Further, I urge the ESRB to consider working with the relevant stakeholders – including parents – to collect and publish data on how developers are using loot boxes, how widespread their use is, and how much money players spend on them.
That same day, Hassan questioned new potential nominees for the board of the FTC, and asked if they understood the issues behind the loot box controversy, and whether or not the issue deserved attention from the FTC. All four nominees agreed that it was worthy of an investigation. While the ESRB is a self-regulatory body run by representatives in the gaming industry, the FTC is a government wing with vastly superior powers.
The ESRB’s response to Hassan’s letter noted that the board would “continue to make enhancements to ensure parents continue to be well-informed”, adding that the ESRB would “continue to provide information about additional tools, including parental control guides, that help parents set spending and time limits and block potentially inappropriate games based on the ESRB-assigned age rating”.
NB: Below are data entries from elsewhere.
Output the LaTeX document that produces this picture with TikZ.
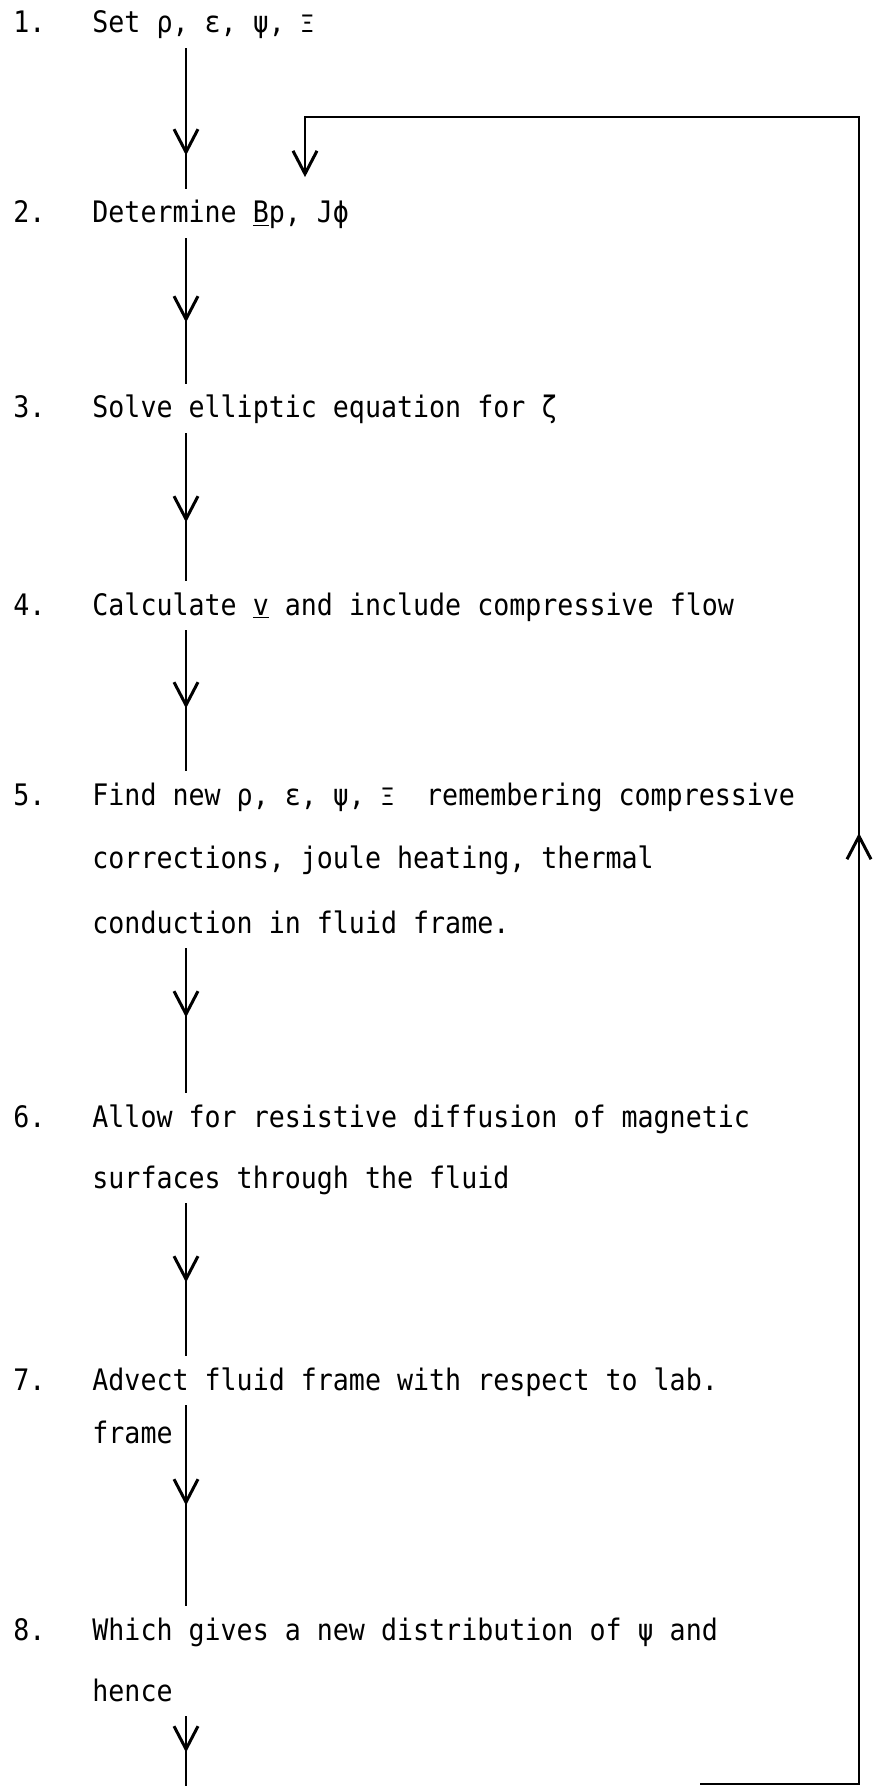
\documentclass[tikz,border=0pt]{standalone}
\usepackage{fontspec}
\usepackage{tikz}
\usetikzlibrary{arrows.meta,decorations.markings}
\newfontfamily\typer[FakeStretch=0.9]{DejaVu Sans Mono}
\tikzset{vtip/.tip={Straight Barb[length=11.5pt,width=12pt,line width=1.5pt]}}
\frenchspacing

\begin{document}
\begin{tikzpicture}[
    x=0.5pt, y=-0.5pt,
    font={\typer\fontsize{14.8pt}{32pt}\selectfont},
    num/.style={anchor=base west, inner sep=0pt},
    stepline/.style={anchor=base west, inner xsep=0pt, inner ysep=6pt,
                text height=10.75pt, text depth=1.5pt},
    flow/.style={line width=1pt,
                decoration={markings, mark=at position #1 with {\arrow{vtip}}},
                postaction={decorate}},
    loopback/.style={line width=1.3pt, -{vtip}, shorten >=6pt,
                decoration={markings, mark=at position 555pt with {\arrow{vtip}}},
                postaction={decorate}}
  ]
    \useasboundingbox (0,0) rectangle (874,1786);
    \coordinate (spine) at (186,0);
    \coordinate (entry) at (305,0);
    \coordinate (rtop)   at (859,117);
    \coordinate (lstart) at (700,1784);
    \coordinate (bottom) at (186,1786);

    % step numbers
    \node[num] (n1) at (13,33)   {1.};
    \node[num] (n2) at (13,223)  {2.};
    \node[num] (n3) at (13,418)  {3.};
    \node[num] (n4) at (13,615)  {4.};
    \node[num] (n5) at (13,805)  {5.};
    \node[num] (n6) at (13,1127) {6.};
    \node[num] (n7) at (13,1390) {7.};
    \node[num] (n8) at (13,1640) {8.};

    % step texts
    \node[stepline] (t1)  at (92,33)   {Set ρ, ε, ψ, {\fontsize{12pt}{12pt}\selectfont Ξ}};
    \node[stepline] (t2)  at (92,223)  {Determine \underline{B}p, Jϕ};
    \node[stepline] (t3)  at (92,418)  {Solve elliptic equation for ζ};
    \node[stepline] (t4)  at (92,615)  {Calculate \underline{v} and include compressive flow};
    \node[stepline] (t5a) at (92,805)  {Find new ρ, ε, ψ, {\fontsize{12pt}{12pt}\selectfont Ξ}~~remembering compressive};
    \node[stepline] (t5b) at (92,868)  {corrections, joule heating, thermal};
    \node[stepline] (t5c) at (92,933)  {conduction in fluid frame.};
    \node[stepline] (t6a) at (92,1127) {Allow for resistive diffusion of magnetic};
    \node[stepline] (t6b) at (92,1188) {surfaces through the fluid};
    \node[stepline] (t7a) at (92,1390) {Advect fluid frame with respect to lab.};
    \node[stepline] (t7b) at (92,1443) {frame};
    \node[stepline] (t8a) at (92,1640) {Which gives a new distribution of ψ and};
    \node[stepline] (t8b) at (92,1701) {hence};

    % main sequence
    \draw[flow=53.5pt] (t1.south -| spine)  -- (t2.north -| spine);
    \draw[flow=42pt]   (t2.south -| spine)  -- (t3.north -| spine);
    \draw[flow=44.5pt] (t3.south -| spine)  -- (t4.north -| spine);
    \draw[flow=39pt]   (t4.south -| spine)  -- (t5a.north -| spine);
    \draw[flow=34.5pt] (t5c.south -| spine) -- (t6a.north -| spine);
    \draw[flow=39.5pt] (t6b.south -| spine) -- (t7a.north -| spine);
    \draw[flow=50pt]   (t7a.south -| spine) -- (t8a.north -| spine);
    \draw[flow=18pt]   (t8b.south -| spine) -- (bottom);

    % return loop
    \draw[loopback] (lstart) -| (rtop) -| (t2.north -| entry);
\end{tikzpicture}
\end{document}
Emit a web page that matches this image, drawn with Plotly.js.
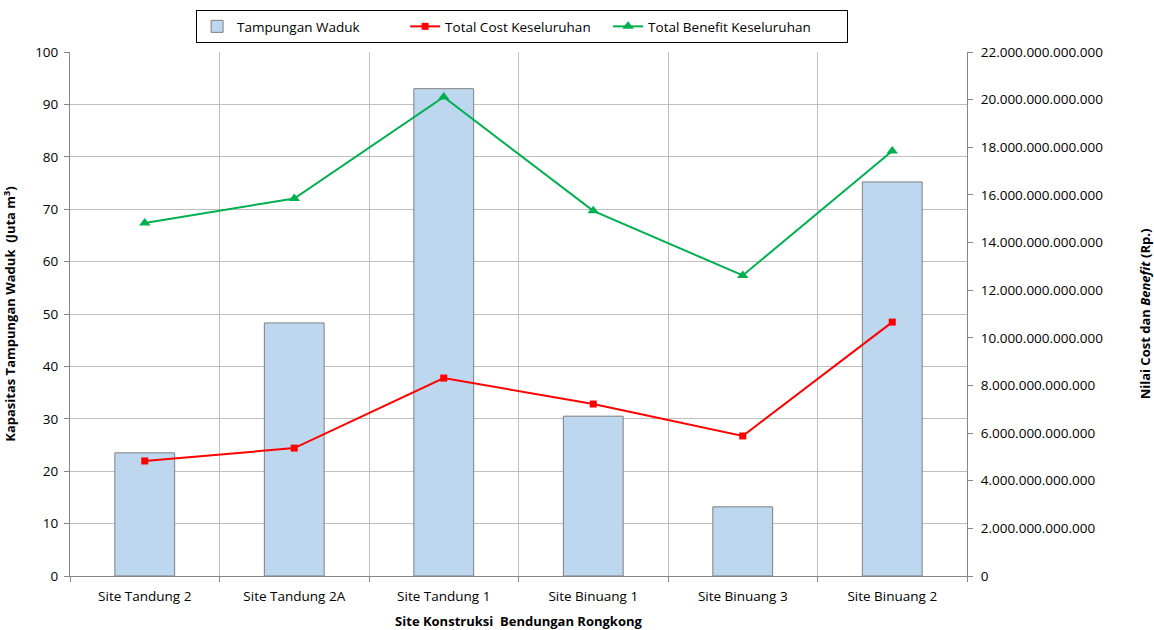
<!DOCTYPE html>
<html><head><meta charset="utf-8">
<script src="https://cdn.plot.ly/plotly-3.0.1.min.js"></script>
<style>body{margin:0;background:#fff}#c{width:1154px;height:630px}</style>
</head><body><div id="c"></div>
<script>
const sites = ["Site Tandung 2","Site Tandung 2A","Site Tandung 1","Site Binuang 1","Site Binuang 3","Site Binuang 2"];
const tampungan = [23.5, 48.3, 93.0, 30.5, 13.2, 75.2];
const totalCost = [4.83e12, 5.37e12, 8.31e12, 7.22e12, 5.88e12, 10.66e12];
const totalBenefit = [14.82e12, 15.85e12, 20.11e12, 15.33e12, 12.62e12, 17.84e12];

const F = "Open Sans, Noto Sans, sans-serif";
const traces = [
  {type:"bar", x:sites, y:tampungan, name:"Tampungan Waduk", width:0.4, legendwidth:163,
   marker:{color:"#bdd7ee", line:{color:"#7f7f7f", width:1}}, yaxis:"y"},
  {type:"scatter", mode:"lines+markers", x:sites, y:totalCost, name:"Total Cost Keseluruhan", legendwidth:158,
   line:{color:"#ff0000", width:2}, marker:{symbol:"square", size:7, color:"#ff0000"}, yaxis:"y2"},
  {type:"scatter", mode:"lines+markers", x:sites, y:totalBenefit, name:"Total Benefit Keseluruhan", legendwidth:194,
   line:{color:"#00b050", width:2}, marker:{symbol:"triangle-up", size:10, color:"#00b050"}, yaxis:"y2"}
];
const layout = {
  width:1154, height:630, paper_bgcolor:"#fff", plot_bgcolor:"#fff",
  margin:{l:70, r:187, t:52, b:54},
  separators:",.",
  font:{family:F, size:13, color:"#000"},
  showlegend:true,
  legend:{orientation:"h", x:0.504, xanchor:"center", xref:"paper",
    y:0.984, yanchor:"top", yref:"container",
    bordercolor:"#000", borderwidth:1, font:{family:F, size:13.5}, traceorder:"normal"},
  xaxis:{type:"category", tickson:"boundaries", showgrid:true, gridcolor:"#bfbfbf",
    showline:true, linecolor:"#868686", ticks:"outside", ticklen:5, tickcolor:"#868686",
    tickfont:{family:F, size:13.5}, automargin:false, ticklabelstandoff:8,
    title:{text:"<b>Site Konstruksi  Bendungan Rongkong</b>", font:{family:F, size:13}, standoff:12}},
  yaxis:{range:[0,100], dtick:10, showgrid:true, gridcolor:"#bfbfbf", showline:true,
    linecolor:"#868686", ticks:"outside", ticklen:5, tickcolor:"#868686", zeroline:false,
    tickfont:{family:F, size:13.5}, automargin:false, ticklabelstandoff:3,
    title:{text:"<b>Kapasitas Tampungan Waduk  (Juta m<sup>3</sup>)</b>", font:{family:F, size:13}, standoff:16}},
  yaxis2:{overlaying:"y", side:"right", range:[0,22e12], dtick:2e12, tickformat:",.0f",
    showgrid:false, showline:true, linecolor:"#868686", ticks:"outside", ticklen:5,
    tickcolor:"#868686", zeroline:false, tickfont:{family:F, size:13.5}, automargin:false,
    ticklabelstandoff:5,
    title:{text:"<b>Nilai Cost dan <i>Benefit</i> (Rp.)</b>", font:{family:F, size:13}, standoff:40}}
};
Plotly.newPlot("c", traces, layout, {displayModeBar:false, staticPlot:true});
</script></body></html>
But it’s important to note that both the ESRB and the Entertainment Software Association (ESA) have said in the past that loot box mechanisms weren’t a problem. The ESRB has indicated in the past that it didn’t think the issue warranted an update to their ratings system, and the ESA says that loot boxes are “a voluntary feature” that may enhance the in-game experience.
It’s also worth noting that the ESRB was formed in response to a 1994 congressional hearing in the US over violent video games and their impact on consumers. Unwilling to let government manage them directly, game publishers and studios formed the ESRB to self-regulate the industry, and it’s since been brought before the FTC twice on matters relating to the content in video games.
Two months after Belgium decided to start an investigation into the loot box controversy, Sweden’s government has now pledged to draw up legislation to regulate the practice. This is significant because, as a member of the EU, Sweden could take local laws and submit them to the EU for consideration, with the goal of getting the EU to adopt the same laws across continental Europe.
Sweden’s minister of civil affairs Ardalan Shekarabi has stated that government is “working to regain control of the gaming market as soon as possible and ensure that Swedish consumer protection rules apply to all actors involved in gaming”. Shekarabi added that he “would like to start by asking our authorities and experts to look at this. Obviously, there are many people stuck in a game abuse and also end up in this kind of gambling and lose money on it”.
Sweden’s laws currently consider games of chance to be different to actual gambling because the items you win from them have no real-world value. Shekarabi’s goal is to instead reclassify loot boxes as a form of a lottery.